§ **DATA SEGMENT**:

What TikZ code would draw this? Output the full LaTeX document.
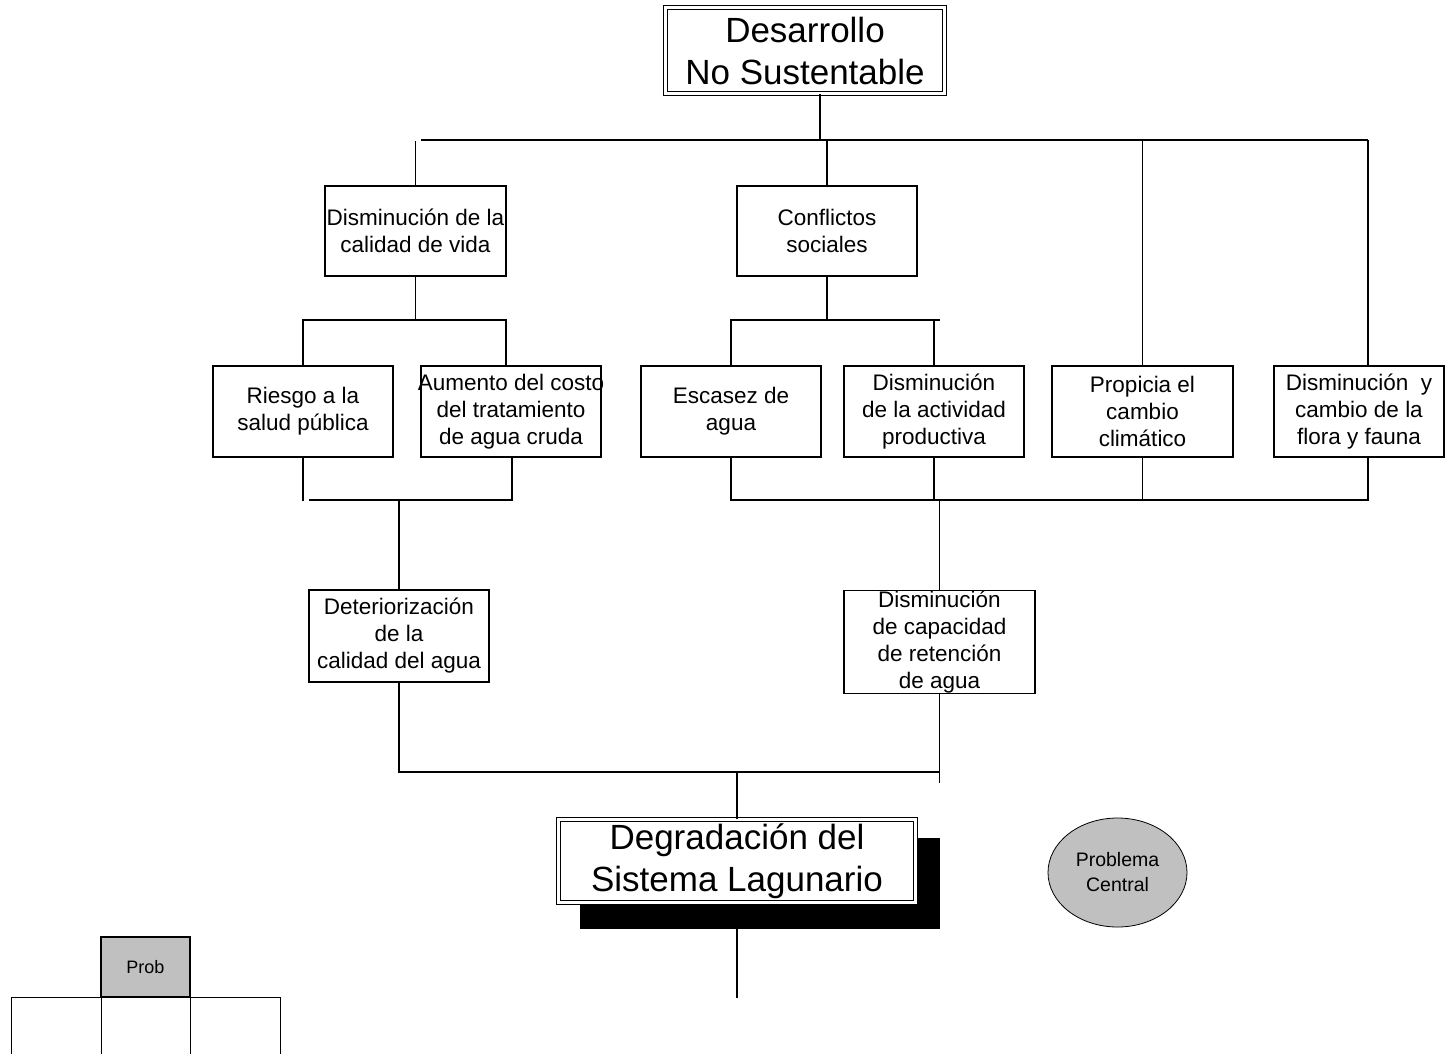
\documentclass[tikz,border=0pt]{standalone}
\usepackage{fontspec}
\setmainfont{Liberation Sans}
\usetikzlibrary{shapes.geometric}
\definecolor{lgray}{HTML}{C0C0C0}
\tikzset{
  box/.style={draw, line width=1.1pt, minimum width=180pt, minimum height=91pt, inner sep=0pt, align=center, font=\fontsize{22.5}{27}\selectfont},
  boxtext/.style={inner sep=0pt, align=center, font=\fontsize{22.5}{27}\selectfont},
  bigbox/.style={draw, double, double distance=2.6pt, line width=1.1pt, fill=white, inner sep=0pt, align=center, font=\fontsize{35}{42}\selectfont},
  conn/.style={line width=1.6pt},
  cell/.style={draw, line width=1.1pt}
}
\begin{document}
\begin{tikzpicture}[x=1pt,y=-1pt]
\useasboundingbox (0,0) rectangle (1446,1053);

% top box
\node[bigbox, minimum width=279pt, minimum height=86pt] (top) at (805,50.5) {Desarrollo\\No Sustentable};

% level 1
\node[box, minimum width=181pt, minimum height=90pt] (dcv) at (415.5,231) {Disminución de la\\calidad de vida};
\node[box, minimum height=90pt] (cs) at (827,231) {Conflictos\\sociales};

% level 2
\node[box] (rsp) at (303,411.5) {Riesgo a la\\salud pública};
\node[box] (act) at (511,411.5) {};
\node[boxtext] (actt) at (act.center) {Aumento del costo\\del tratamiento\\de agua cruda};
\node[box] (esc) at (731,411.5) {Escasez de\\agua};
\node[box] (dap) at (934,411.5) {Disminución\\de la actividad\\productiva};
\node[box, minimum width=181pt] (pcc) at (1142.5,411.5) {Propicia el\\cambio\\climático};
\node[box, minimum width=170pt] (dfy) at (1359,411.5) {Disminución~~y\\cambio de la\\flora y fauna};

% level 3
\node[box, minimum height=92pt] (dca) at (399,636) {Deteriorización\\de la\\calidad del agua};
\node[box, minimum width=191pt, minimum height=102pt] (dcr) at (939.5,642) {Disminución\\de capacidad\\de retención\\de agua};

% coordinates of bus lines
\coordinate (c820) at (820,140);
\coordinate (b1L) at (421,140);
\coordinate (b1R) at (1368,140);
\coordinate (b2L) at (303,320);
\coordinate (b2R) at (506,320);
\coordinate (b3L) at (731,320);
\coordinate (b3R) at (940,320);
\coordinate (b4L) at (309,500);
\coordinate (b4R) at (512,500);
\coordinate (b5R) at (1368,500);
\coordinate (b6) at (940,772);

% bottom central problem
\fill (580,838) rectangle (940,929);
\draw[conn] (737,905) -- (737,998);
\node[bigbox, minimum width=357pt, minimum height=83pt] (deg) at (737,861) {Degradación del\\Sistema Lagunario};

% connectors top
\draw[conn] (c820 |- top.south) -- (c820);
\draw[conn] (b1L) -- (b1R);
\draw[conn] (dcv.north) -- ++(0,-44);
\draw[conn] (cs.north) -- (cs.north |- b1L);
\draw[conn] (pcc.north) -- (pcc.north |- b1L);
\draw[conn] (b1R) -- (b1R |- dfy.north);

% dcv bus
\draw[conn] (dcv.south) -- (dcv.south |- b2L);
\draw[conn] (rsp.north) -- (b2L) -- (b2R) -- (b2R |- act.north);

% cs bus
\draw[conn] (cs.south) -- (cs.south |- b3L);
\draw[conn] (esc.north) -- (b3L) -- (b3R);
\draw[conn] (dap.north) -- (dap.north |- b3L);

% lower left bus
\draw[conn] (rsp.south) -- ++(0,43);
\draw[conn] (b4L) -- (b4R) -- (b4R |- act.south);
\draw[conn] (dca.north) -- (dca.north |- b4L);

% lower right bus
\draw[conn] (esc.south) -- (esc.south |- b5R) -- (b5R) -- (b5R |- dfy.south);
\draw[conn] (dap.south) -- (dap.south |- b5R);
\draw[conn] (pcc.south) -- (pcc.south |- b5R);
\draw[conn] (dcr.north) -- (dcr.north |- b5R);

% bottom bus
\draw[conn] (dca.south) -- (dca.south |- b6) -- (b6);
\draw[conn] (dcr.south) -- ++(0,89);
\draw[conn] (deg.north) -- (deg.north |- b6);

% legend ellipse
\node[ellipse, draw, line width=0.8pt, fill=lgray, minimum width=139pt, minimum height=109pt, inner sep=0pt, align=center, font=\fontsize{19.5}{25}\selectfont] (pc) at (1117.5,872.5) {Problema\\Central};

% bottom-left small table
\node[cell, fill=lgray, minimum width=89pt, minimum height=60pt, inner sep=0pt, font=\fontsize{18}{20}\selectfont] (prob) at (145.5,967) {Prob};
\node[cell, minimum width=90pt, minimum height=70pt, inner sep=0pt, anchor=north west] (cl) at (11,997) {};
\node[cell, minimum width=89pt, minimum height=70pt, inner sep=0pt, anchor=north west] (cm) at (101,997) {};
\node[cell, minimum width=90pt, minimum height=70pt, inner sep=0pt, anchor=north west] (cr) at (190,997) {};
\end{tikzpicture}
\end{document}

§ **EXERCISE AIM**: Give again, word for word, every line from the top of the data above to the line holding "(b6) at (940,772);", inclusive, with the pictures left out.

§ **RIGHT ANSWER**:
What TikZ code would draw this? Output the full LaTeX document.
\documentclass[tikz,border=0pt]{standalone}
\usepackage{fontspec}
\setmainfont{Liberation Sans}
\usetikzlibrary{shapes.geometric}
\definecolor{lgray}{HTML}{C0C0C0}
\tikzset{
  box/.style={draw, line width=1.1pt, minimum width=180pt, minimum height=91pt, inner sep=0pt, align=center, font=\fontsize{22.5}{27}\selectfont},
  boxtext/.style={inner sep=0pt, align=center, font=\fontsize{22.5}{27}\selectfont},
  bigbox/.style={draw, double, double distance=2.6pt, line width=1.1pt, fill=white, inner sep=0pt, align=center, font=\fontsize{35}{42}\selectfont},
  conn/.style={line width=1.6pt},
  cell/.style={draw, line width=1.1pt}
}
\begin{document}
\begin{tikzpicture}[x=1pt,y=-1pt]
\useasboundingbox (0,0) rectangle (1446,1053);

% top box
\node[bigbox, minimum width=279pt, minimum height=86pt] (top) at (805,50.5) {Desarrollo\\No Sustentable};

% level 1
\node[box, minimum width=181pt, minimum height=90pt] (dcv) at (415.5,231) {Disminución de la\\calidad de vida};
\node[box, minimum height=90pt] (cs) at (827,231) {Conflictos\\sociales};

% level 2
\node[box] (rsp) at (303,411.5) {Riesgo a la\\salud pública};
\node[box] (act) at (511,411.5) {};
\node[boxtext] (actt) at (act.center) {Aumento del costo\\del tratamiento\\de agua cruda};
\node[box] (esc) at (731,411.5) {Escasez de\\agua};
\node[box] (dap) at (934,411.5) {Disminución\\de la actividad\\productiva};
\node[box, minimum width=181pt] (pcc) at (1142.5,411.5) {Propicia el\\cambio\\climático};
\node[box, minimum width=170pt] (dfy) at (1359,411.5) {Disminución~~y\\cambio de la\\flora y fauna};

% level 3
\node[box, minimum height=92pt] (dca) at (399,636) {Deteriorización\\de la\\calidad del agua};
\node[box, minimum width=191pt, minimum height=102pt] (dcr) at (939.5,642) {Disminución\\de capacidad\\de retención\\de agua};

% coordinates of bus lines
\coordinate (c820) at (820,140);
\coordinate (b1L) at (421,140);
\coordinate (b1R) at (1368,140);
\coordinate (b2L) at (303,320);
\coordinate (b2R) at (506,320);
\coordinate (b3L) at (731,320);
\coordinate (b3R) at (940,320);
\coordinate (b4L) at (309,500);
\coordinate (b4R) at (512,500);
\coordinate (b5R) at (1368,500);
\coordinate (b6) at (940,772);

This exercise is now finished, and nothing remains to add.